The pie crust has got to be my favorite part of the pie. It doesn’t have any flavor compared to whatever filling it’s holding, but the crisp, flaky texture, coupled with the filling; it’s almost a perfect combination when done right:


Basic Buttery Pie Crust:            (From here)


                    1 ¼ cups ~ All-Purpose Flour
                 ¼ teaspoon ~ Salt
                         ½ cup ~ Butter, chilled and diced
              2 tablespoons ~ Butter, chilled
                         ¼ cup ~ Ice Water

This is a basic crust that is going to get the job done. Some recipes have you using lard and other ingredients to complicate it. It's pie crust, not rocket fuel. This recipe is going to give you enough for a 9 inch pie. If you want a pie with a top crust, double this, then cut it in half just before rolling.

And keep in mind, when I say chilled butter, I mean freaking cold. Many swear by the butters temperature being the key to the pie crust. I can't say I disagree. 



  • In a bowl, combine the Flour and Salt. Spread out the diced Butter and work it in to the Flour until you get something that looks like bread crumbs. If you squeeze some in your hand, it should hold together and not fall apart. At this point, I like to add about 1 or 2 tablespoons extra of cold Butter, but don't smush it completely in. Keep it in little bits and chunks so that when it bakes, the crust has this little flaky pockets of buttery goodness.




  • Add 3 tablespoons of the Ice Water and mix. From there, add 1 tablespoon at a time until you form a ball. Once the ball is formed, wrap it up and refrigerate it for at least 4 hours or overnight.



The dough can keep in the fridge for about 4 days, or if you want to keep it in your freezer just in case you need an emergency pie (we’ve all been there), you can store it in a freezer bag for up to 3 months.


  • When it’s ready, add a little flour to a working area and roll it out using a rolling pin


Or if you’re like me and you sadly do not own a rolling pin, a round coffee mug will be fine. Just don’t use glass or plastic, the glass could break under the pressure of rolling and the plastic may not be as strong. Ceramic is the way to go when rolling dough. …Unless you have a rolling pin.




  • Once it’s about ¼ of an inch thick it should be ready to go in your vessel. Press it evenly around the bottom and sides and make sure it’s in there good.




  • Fill it with your filling and bake according to the directions of the pie. If the edges start getting dark before the pie is ready, just wrap the edges with aluminum foil.

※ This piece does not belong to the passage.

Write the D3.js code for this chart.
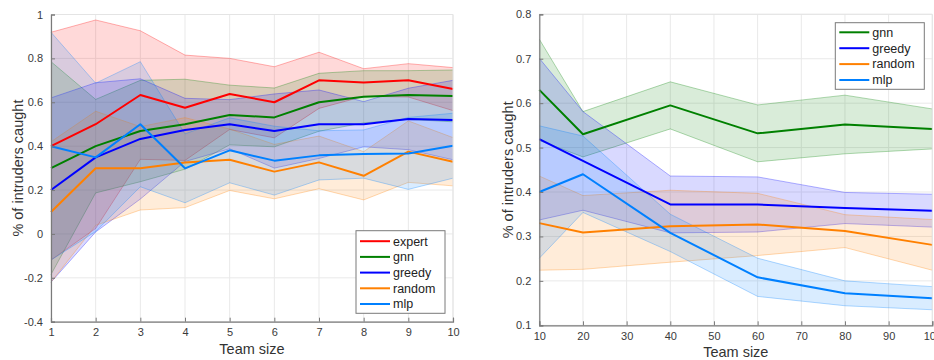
<!DOCTYPE html>
<html><head><meta charset="utf-8">
<script src="https://cdn.jsdelivr.net/npm/d3@7/dist/d3.min.js"></script>
<style>body{margin:0;background:#fff}svg{display:block}text{font-family:"Liberation Sans",Arial,sans-serif}</style>
</head><body>
<svg id="chart" width="934" height="360"></svg>
<script>
// ---------- data: left panel (team size 1..10) ----------
const leftTeamSizes = [1,2,3,4,5,6,7,8,9,10];
const leftExpertMean = [0.40,0.50,0.633,0.575,0.638,0.60,0.70,0.69,0.70,0.66];
const leftExpertStd  = [0.519,0.475,0.293,0.24,0.162,0.162,0.128,0.063,0.076,0.098];
const leftGnnMean    = [0.30,0.40,0.469,0.50,0.542,0.531,0.60,0.625,0.633,0.629];
const leftGnnStd     = [0.485,0.213,0.231,0.205,0.136,0.134,0.132,0.119,0.111,0.118];
const leftGreedyMean = [0.20,0.349,0.433,0.474,0.50,0.469,0.50,0.50,0.524,0.519];
const leftGreedyStd  = [0.42,0.34,0.274,0.144,0.112,0.169,0.156,0.103,0.14,0.181];
const leftRandomMean = [0.10,0.299,0.299,0.325,0.338,0.284,0.326,0.265,0.375,0.329];
const leftRandomStd  = [0.32,0.26,0.19,0.205,0.14,0.124,0.12,0.11,0.14,0.11];
const leftMlpMean    = [0.40,0.349,0.50,0.299,0.381,0.334,0.358,0.364,0.367,0.402];
const leftMlpStd     = [0.519,0.338,0.285,0.157,0.148,0.157,0.112,0.11,0.164,0.148];
const leftXTicks = [1,2,3,4,5,6,7,8,9,10];
const leftYTicks = [-0.4,-0.2,0,0.2,0.4,0.6,0.8,1];

// ---------- data: right panel (team size 10..100) ----------
const rightTeamSizes = [10,20,40,60,80,100];
const rightGnnMean    = [0.630,0.530,0.595,0.532,0.552,0.542];
const rightGnnStd     = [0.114,0.051,0.053,0.064,0.066,0.045];
const rightGreedyMean = [0.519,0.470,0.372,0.372,0.364,0.358];
const rightGreedyStd  = [0.182,0.111,0.064,0.062,0.035,0.037];
const rightRandomMean = [0.330,0.309,0.323,0.327,0.312,0.281];
const rightRandomStd  = [0.106,0.083,0.081,0.070,0.037,0.057];
const rightMlpMean    = [0.400,0.440,0.308,0.208,0.172,0.161];
const rightMlpStd     = [0.149,0.086,0.042,0.043,0.028,0.026];
const rightXTicks = [10,20,30,40,50,60,70,80,90,100];
const rightYTicks = [0.1,0.2,0.3,0.4,0.5,0.6,0.7,0.8];

const seriesNames = ["expert","gnn","greedy","random","mlp"];
const colors = {expert:"#ff0000", gnn:"#008000", greedy:"#0000ff", random:"#ff8000", mlp:"#0080ff"};
const xLabel = "Team size";
const yLabel = "% of intruders caught";

const svg = d3.select("#chart");

function drawPanel(cfg){
  const x = d3.scaleLinear().domain(cfg.xDomain).range([cfg.left, cfg.right]);
  const y = d3.scaleLinear().domain(cfg.yDomain).range([cfg.bottom, cfg.top]);
  const g = svg.append("g");
  const fmt = d => String(+(+d).toFixed(1));

  // grid
  g.append("g").selectAll("line").data(cfg.xTicks).join("line")
    .attr("x1", d=>x(d)).attr("x2", d=>x(d)).attr("y1", cfg.top).attr("y2", cfg.bottom)
    .attr("stroke","#e9e9e9").attr("stroke-width",1);
  g.append("g").selectAll("line").data(cfg.yTicks).join("line")
    .attr("y1", d=>y(d)).attr("y2", d=>y(d)).attr("x1", cfg.left).attr("x2", cfg.right)
    .attr("stroke","#e9e9e9").attr("stroke-width",1);

  // bands
  const area = d3.area().x(d=>x(d.x)).y0(d=>y(d.m - d.s)).y1(d=>y(d.m + d.s));
  const lineU = d3.line().x(d=>x(d.x)).y(d=>y(d.m + d.s));
  const lineL = d3.line().x(d=>x(d.x)).y(d=>y(d.m - d.s));
  const lineM = d3.line().x(d=>x(d.x)).y(d=>y(d.m));
  const pts = cfg.series.map(s => ({name:s.name, pts: cfg.xs.map((xv,i)=>({x:xv, m:s.mean[i], s:s.std[i]}))}));
  pts.forEach(s=>{
    g.append("path").attr("d", area(s.pts)).attr("fill", colors[s.name]).attr("fill-opacity",0.15).attr("stroke","none");
    g.append("path").attr("d", lineU(s.pts)).attr("fill","none").attr("stroke", colors[s.name]).attr("stroke-opacity",0.3).attr("stroke-width",1);
    g.append("path").attr("d", lineL(s.pts)).attr("fill","none").attr("stroke", colors[s.name]).attr("stroke-opacity",0.3).attr("stroke-width",1);
  });
  pts.forEach(s=>{
    g.append("path").attr("d", lineM(s.pts)).attr("fill","none").attr("stroke", colors[s.name]).attr("stroke-width",2).attr("stroke-linejoin","round");
  });

  // box (light top/right)
  g.append("line").attr("x1",cfg.left).attr("x2",cfg.right).attr("y1",cfg.top).attr("y2",cfg.top).attr("stroke","#e4e4e4");
  g.append("line").attr("x1",cfg.right).attr("x2",cfg.right).attr("y1",cfg.top).attr("y2",cfg.bottom).attr("stroke","#e4e4e4");

  // axes
  const xAxis = d3.axisBottom(x).tickValues(cfg.xTicks).tickSize(-4).tickPadding(8).tickFormat(d=>String(d));
  const yAxis = d3.axisLeft(y).tickValues(cfg.yTicks).tickSize(-4).tickPadding(8).tickFormat(fmt);
  const ax = g.append("g").attr("transform",`translate(0,${cfg.bottom})`).call(xAxis);
  const ay = g.append("g").attr("transform",`translate(${cfg.left},0)`).call(yAxis);
  [ax, ay].forEach(a=>{
    a.select(".domain").attr("stroke","#7a7a7a").attr("stroke-width",1.2);
    a.selectAll(".tick line").attr("stroke","#7a7a7a");
    a.selectAll(".tick text").attr("fill","#3a3a3a").style("font-size","11px")
      .style("font-family","'Liberation Sans',Arial,sans-serif");
  });
  ax.selectAll(".tick text").attr("dy","0.75em").attr("y", 6);

  // axis labels
  g.append("text").attr("x",(cfg.left+cfg.right)/2).attr("y",cfg.xLabelY).attr("text-anchor","middle")
    .attr("fill","#333").style("font-size","14.5px").text(xLabel);
  g.append("text").attr("transform",`translate(${cfg.yLabelX},${(cfg.top+cfg.bottom)/2}) rotate(-90)`)
    .attr("text-anchor","middle").attr("dy","0.35em").attr("fill","#333").style("font-size","14.5px").text(yLabel);

  // legend
  const L = cfg.legend;
  const lg = g.append("g");
  lg.append("rect").attr("x",L.x).attr("y",L.y).attr("width",L.w).attr("height",L.h)
    .attr("fill","#fff").attr("stroke","#7a7a7a").attr("stroke-width",1);
  cfg.series.forEach((s,i)=>{
    const yy = L.y + L.first + i*L.step;
    lg.append("line").attr("x1",L.x+4).attr("x2",L.x+34).attr("y1",yy).attr("y2",yy)
      .attr("stroke",colors[s.name]).attr("stroke-width",2);
    lg.append("text").attr("x",L.x+37).attr("y",yy).attr("dy","0.35em").attr("fill","#222")
      .style("font-size","12.5px").text(s.name);
  });
}

drawPanel({
  xDomain:[1,10], yDomain:[-0.4,1], left:51, right:453, top:14.5, bottom:321.7,
  xs:leftTeamSizes, xTicks:leftXTicks, yTicks:leftYTicks,
  xLabelY:354, yLabelX:18,
  series:[
    {name:"expert", mean:leftExpertMean, std:leftExpertStd},
    {name:"gnn", mean:leftGnnMean, std:leftGnnStd},
    {name:"greedy", mean:leftGreedyMean, std:leftGreedyStd},
    {name:"random", mean:leftRandomMean, std:leftRandomStd},
    {name:"mlp", mean:leftMlpMean, std:leftMlpStd}
  ],
  legend:{x:356, y:230.7, w:89, h:82.6, first:10.5, step:15.7}
});

drawPanel({
  xDomain:[10,100], yDomain:[0.1,0.8], left:539.3, right:932.3, top:14.3, bottom:325.3,
  xs:rightTeamSizes, xTicks:rightXTicks, yTicks:rightYTicks,
  xLabelY:357, yLabelX:508,
  series:[
    {name:"gnn", mean:rightGnnMean, std:rightGnnStd},
    {name:"greedy", mean:rightGreedyMean, std:rightGreedyStd},
    {name:"random", mean:rightRandomMean, std:rightRandomStd},
    {name:"mlp", mean:rightMlpMean, std:rightMlpStd}
  ],
  legend:{x:835.3, y:22.7, w:89, h:66.6, first:9.6, step:15.9}
});
</script>
</body></html>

For Blind Baking, meaning baking the pie crust without a filling, which is something you do for custard or non-baked pies, then place parchment paper completely over the dough, and fill it with beans. You’re covering it with the parchment paper so that it doesn’t get crisp and eventually burn before it’s baked through. And you’re filling it with beans to weight it down, not only so it won’t rise up and bubble, but because you want it to cook evenly. Place in an oven at 425° for 10 minutes. After 10 minutes, remove the parchment and beans and bake for an additional 12-14 minutes. Keep an eye on it though, not all ovens are created equal.



If you don’t have beans you can go without it (like I do). It’s not going to be catastrophic, but it’ll be just fine. Of course, results may vary. 

That’s it. You now have the freedom to make any pie you want! So go nuts and don’t forget to drop a slice for the homies.